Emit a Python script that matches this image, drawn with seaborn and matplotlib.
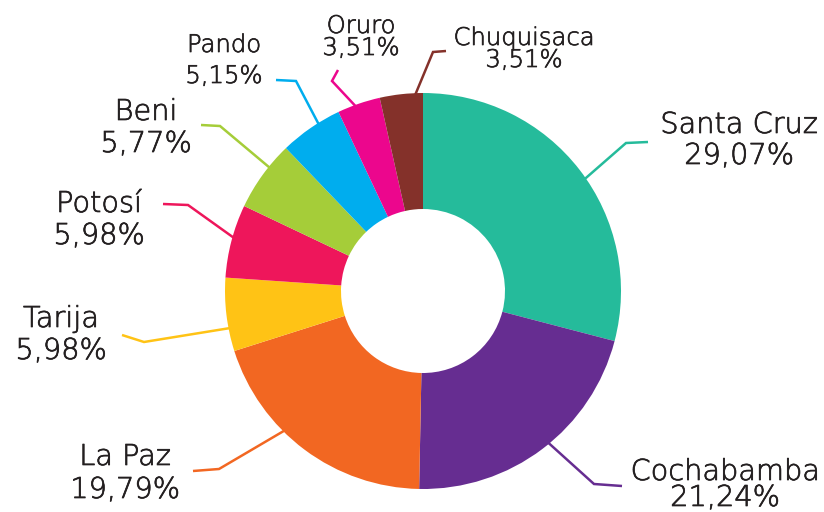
import numpy as np
import matplotlib
matplotlib.use("Agg")
import matplotlib.pyplot as plt
import matplotlib.patheffects as pe
from matplotlib import font_manager
import seaborn as sns

# ---- data ----
departments = ["Santa Cruz", "Cochabamba", "La Paz", "Tarija", "Potosí",
               "Beni", "Pando", "Oruro", "Chuquisaca"]
shares = [29.07, 21.24, 19.79, 5.98, 5.98, 5.77, 5.15, 3.51, 3.51]
share_labels = ["29,07%", "21,24%", "19,79%", "5,98%", "5,98%",
                "5,77%", "5,15%", "3,51%", "3,51%"]
colors = ["#25BB9B", "#662D91", "#F26722", "#FFC315", "#EE165B",
          "#A5CD39", "#00ADEE", "#EC068D", "#84312A"]

# ---- layout (pixel coords, y from top) ----
W, H = 824, 512
CX, CY = 423, 291
R_OUT, R_IN = 198, 82
text_pos = [(739, 133, 164, 28.8), (725, 480, 506, 28.8), (125, 465, 498, 28.8),
            (61, 327, 359, 28.8), (99, 212, 244, 28.8), (146, 120, 152, 28.8),
            (224, 52, 83, 24.3), (361, 33, 55, 24.3), (524, 45, 67, 24.3)]
leader_shift = [-3, 2.4, -8, 4, -1, -3, -2.5, 1, -4]
leader_elbow = [(626, 143), (594, 484), (219, 469), (144, 342), (188, 205),
                (220, 126), (296, 81), (332, 81), (433, 52)]
leader_end = [(648, 142), (622, 486), (193, 471), (122, 335), (163, 204),
              (201, 125), (276, 80), (338, 70), (446, 51)]

sns.set_theme(style="white")
plt.rcParams["font.family"] = ["DejaVu Sans"]
palette = sns.color_palette(colors)

light_ok = any(f.name == "DejaVu Sans" and (isinstance(f.weight, int) and f.weight < 400
               or str(f.weight).lower() in ("light", "extralight", "ultralight", "200", "300"))
               for f in font_manager.fontManager.ttflist)
weight = 200 if light_ok else "normal"

fig = plt.figure(figsize=(W / 100, H / 100), dpi=100)
ax = fig.add_axes([0, 0, 1, 1])

def fy(y):
    return H - y

ax.pie(shares, colors=palette, startangle=90, counterclock=False,
       center=(CX, fy(CY)), radius=R_OUT,
       wedgeprops=dict(width=R_OUT - R_IN, linewidth=0))
ax.set_xlim(0, W)
ax.set_ylim(0, H)
ax.set_aspect("equal")
ax.axis("off")

total = sum(shares)
cum = np.cumsum([0] + shares[:-1])
px = 72 / 100  # px -> pt
txt_color = "#231F20"
effects = [pe.withStroke(linewidth=0.5, foreground=txt_color)] if light_ok else None
for i, (name, val) in enumerate(zip(departments, share_labels)):
    mid = 90 - (cum[i] + shares[i] / 2) / total * 360 + leader_shift[i]
    a = np.deg2rad(mid)
    sx = CX + (R_OUT - 2) * np.cos(a)
    sy = fy(CY) + (R_OUT - 2) * np.sin(a)
    ex, ey = leader_elbow[i]
    tx, ty = leader_end[i]
    ax.plot([sx, ex, tx], [sy, fy(ey), fy(ty)], color=colors[i], lw=1.8,
            solid_capstyle="butt", solid_joinstyle="miter")
    cx, b1, b2, fs = text_pos[i]
    for txt, b in ((name, b1), (val, b2)):
        ax.text(cx, fy(b), txt, ha="center", va="baseline", fontsize=fs * px,
                color=txt_color, fontweight=weight, path_effects=effects)

fig.savefig("out.png", dpi=100, facecolor="white")
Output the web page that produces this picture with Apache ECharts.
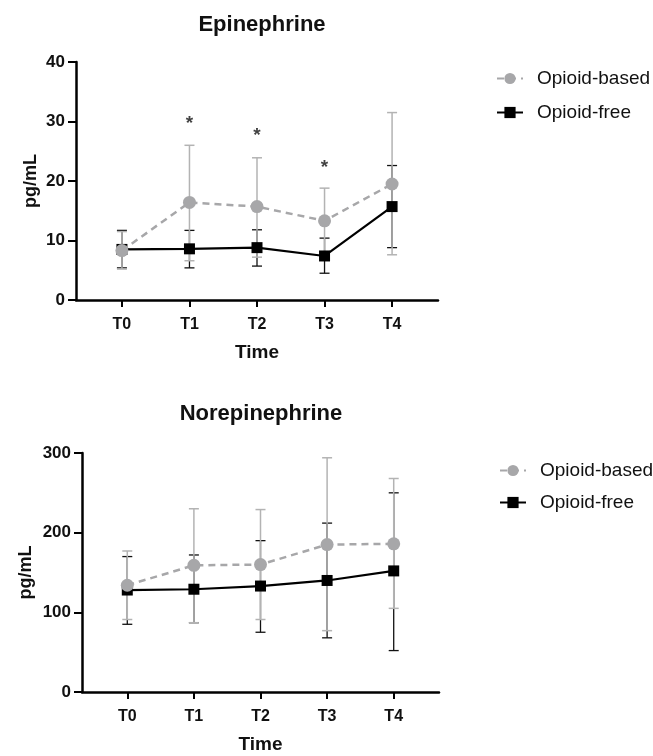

EXERCISE REQUIREMENTS »
Tally the lines of the data that hold the string "seaborn". Answer with the number and nothing more.

RESULT »
2